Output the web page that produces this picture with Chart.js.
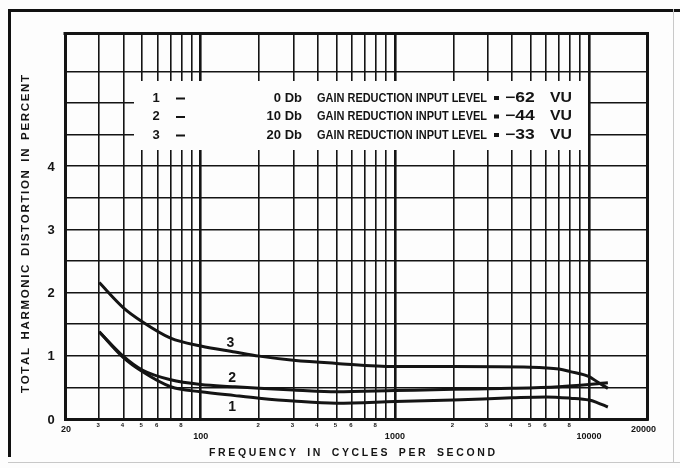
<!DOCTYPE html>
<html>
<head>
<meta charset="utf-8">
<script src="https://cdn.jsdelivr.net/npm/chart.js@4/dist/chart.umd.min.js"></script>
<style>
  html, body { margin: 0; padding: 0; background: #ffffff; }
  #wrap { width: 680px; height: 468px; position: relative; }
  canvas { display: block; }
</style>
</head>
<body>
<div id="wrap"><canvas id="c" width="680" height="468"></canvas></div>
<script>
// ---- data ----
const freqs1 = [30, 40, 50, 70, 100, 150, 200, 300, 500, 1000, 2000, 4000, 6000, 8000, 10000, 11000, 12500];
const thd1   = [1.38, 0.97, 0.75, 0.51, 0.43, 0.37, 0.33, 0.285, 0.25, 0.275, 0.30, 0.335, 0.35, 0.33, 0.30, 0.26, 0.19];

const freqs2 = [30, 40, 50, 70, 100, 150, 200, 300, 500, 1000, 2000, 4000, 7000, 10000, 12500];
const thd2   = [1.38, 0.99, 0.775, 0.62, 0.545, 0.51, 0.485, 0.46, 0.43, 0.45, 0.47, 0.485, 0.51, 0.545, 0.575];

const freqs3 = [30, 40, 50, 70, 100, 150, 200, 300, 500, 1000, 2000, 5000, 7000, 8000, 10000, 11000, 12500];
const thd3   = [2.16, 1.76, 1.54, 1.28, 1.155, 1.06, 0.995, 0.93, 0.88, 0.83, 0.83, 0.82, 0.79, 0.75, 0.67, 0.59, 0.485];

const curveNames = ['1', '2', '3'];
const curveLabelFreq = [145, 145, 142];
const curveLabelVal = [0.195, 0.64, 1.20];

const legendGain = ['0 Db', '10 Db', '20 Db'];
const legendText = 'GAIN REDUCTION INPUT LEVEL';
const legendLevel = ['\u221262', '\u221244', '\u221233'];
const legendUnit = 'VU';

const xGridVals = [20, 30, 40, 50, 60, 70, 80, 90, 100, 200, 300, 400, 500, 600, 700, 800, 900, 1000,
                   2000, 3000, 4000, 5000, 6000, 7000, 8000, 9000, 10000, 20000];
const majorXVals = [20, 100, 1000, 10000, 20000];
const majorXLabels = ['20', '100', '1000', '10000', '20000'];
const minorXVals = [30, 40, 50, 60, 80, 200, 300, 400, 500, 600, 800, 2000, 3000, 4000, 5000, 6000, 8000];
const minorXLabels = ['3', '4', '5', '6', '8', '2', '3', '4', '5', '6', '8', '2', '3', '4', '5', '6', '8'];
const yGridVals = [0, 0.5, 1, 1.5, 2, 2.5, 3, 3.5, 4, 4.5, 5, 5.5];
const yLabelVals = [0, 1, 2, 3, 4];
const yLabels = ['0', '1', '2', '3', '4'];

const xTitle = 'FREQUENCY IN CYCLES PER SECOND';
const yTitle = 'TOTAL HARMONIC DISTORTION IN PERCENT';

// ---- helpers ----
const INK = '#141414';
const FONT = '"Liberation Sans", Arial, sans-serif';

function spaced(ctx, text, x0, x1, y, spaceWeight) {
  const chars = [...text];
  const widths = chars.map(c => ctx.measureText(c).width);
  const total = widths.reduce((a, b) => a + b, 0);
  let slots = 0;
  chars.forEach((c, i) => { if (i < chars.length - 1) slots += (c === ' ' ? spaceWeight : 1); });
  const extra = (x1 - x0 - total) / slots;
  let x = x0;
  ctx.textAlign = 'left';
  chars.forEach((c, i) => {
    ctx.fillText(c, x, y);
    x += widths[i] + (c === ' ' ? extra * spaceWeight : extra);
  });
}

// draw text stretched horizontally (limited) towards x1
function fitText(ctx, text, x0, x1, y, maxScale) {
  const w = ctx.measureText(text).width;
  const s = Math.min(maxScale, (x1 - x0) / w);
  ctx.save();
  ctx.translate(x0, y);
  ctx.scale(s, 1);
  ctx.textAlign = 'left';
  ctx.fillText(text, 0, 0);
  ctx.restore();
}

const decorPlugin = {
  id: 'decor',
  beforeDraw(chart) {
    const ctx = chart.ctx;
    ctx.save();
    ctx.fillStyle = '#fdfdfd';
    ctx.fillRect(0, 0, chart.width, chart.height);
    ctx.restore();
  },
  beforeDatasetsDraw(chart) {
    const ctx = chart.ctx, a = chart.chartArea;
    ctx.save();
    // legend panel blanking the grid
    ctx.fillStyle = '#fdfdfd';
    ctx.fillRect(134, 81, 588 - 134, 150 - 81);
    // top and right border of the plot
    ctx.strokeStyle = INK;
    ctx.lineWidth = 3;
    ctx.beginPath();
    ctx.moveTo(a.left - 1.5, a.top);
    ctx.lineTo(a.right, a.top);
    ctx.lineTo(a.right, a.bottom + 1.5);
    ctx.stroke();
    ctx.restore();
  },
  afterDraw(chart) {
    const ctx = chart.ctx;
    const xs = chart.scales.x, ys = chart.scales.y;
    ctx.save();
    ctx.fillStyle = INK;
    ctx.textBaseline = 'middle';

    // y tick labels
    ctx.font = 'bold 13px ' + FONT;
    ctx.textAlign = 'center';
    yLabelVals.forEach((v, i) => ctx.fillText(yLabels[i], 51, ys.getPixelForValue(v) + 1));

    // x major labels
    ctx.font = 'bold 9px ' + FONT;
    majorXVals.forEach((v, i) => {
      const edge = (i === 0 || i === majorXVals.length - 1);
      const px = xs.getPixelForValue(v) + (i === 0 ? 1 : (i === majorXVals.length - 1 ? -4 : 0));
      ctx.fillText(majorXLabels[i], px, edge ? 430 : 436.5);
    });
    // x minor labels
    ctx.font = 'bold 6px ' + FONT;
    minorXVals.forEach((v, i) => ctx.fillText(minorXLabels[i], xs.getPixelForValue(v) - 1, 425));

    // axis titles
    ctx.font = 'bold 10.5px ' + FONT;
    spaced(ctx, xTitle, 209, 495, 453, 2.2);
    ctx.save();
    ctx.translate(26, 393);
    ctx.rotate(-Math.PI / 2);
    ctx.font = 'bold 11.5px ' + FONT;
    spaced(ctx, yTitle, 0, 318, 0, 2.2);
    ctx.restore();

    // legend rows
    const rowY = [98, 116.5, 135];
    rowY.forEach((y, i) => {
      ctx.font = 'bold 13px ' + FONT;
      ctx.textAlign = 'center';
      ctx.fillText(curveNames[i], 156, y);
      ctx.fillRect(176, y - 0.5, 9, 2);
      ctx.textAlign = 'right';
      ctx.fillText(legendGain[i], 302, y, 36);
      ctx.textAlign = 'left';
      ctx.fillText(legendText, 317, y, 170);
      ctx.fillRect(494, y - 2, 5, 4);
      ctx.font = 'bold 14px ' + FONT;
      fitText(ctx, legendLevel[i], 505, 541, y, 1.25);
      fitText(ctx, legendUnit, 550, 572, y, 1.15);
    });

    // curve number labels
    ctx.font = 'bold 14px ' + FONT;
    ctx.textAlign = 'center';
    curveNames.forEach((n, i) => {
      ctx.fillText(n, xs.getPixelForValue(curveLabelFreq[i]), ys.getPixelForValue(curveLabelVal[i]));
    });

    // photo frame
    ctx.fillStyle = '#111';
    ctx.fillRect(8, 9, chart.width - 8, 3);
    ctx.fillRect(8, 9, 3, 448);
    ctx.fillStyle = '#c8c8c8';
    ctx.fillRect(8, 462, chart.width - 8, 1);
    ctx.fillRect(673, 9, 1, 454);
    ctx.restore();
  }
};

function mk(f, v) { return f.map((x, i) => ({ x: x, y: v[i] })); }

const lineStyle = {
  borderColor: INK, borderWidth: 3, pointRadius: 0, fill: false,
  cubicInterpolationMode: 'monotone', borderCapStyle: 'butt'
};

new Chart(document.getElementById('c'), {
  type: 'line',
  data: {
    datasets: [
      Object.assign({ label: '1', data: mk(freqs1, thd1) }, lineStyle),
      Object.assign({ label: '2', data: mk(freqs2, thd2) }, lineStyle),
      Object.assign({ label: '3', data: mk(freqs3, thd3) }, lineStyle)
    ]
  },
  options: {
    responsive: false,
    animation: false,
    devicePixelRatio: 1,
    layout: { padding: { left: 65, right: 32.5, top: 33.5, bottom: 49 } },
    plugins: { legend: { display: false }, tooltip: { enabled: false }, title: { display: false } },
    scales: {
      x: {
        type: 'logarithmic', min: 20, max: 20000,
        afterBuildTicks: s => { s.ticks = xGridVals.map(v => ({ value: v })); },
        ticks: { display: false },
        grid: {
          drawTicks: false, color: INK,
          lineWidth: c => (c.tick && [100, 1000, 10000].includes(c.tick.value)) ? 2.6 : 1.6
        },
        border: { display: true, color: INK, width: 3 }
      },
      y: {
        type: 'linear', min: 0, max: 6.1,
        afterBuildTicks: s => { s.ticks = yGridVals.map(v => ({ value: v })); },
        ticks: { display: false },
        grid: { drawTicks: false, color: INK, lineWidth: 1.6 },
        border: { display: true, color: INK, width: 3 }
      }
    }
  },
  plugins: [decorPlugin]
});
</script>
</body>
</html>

• [CHALLENGE]: Without the pictures, please reproduce each line of the listing above exactly, from the first one through the line bearing "0.30, 0.26, 0.19];".

• [FINAL RESULT]:
Output the web page that produces this picture with Chart.js.
<!DOCTYPE html>
<html>
<head>
<meta charset="utf-8">
<script src="https://cdn.jsdelivr.net/npm/chart.js@4/dist/chart.umd.min.js"></script>
<style>
  html, body { margin: 0; padding: 0; background: #ffffff; }
  #wrap { width: 680px; height: 468px; position: relative; }
  canvas { display: block; }
</style>
</head>
<body>
<div id="wrap"><canvas id="c" width="680" height="468"></canvas></div>
<script>
// ---- data ----
const freqs1 = [30, 40, 50, 70, 100, 150, 200, 300, 500, 1000, 2000, 4000, 6000, 8000, 10000, 11000, 12500];
const thd1   = [1.38, 0.97, 0.75, 0.51, 0.43, 0.37, 0.33, 0.285, 0.25, 0.275, 0.30, 0.335, 0.35, 0.33, 0.30, 0.26, 0.19];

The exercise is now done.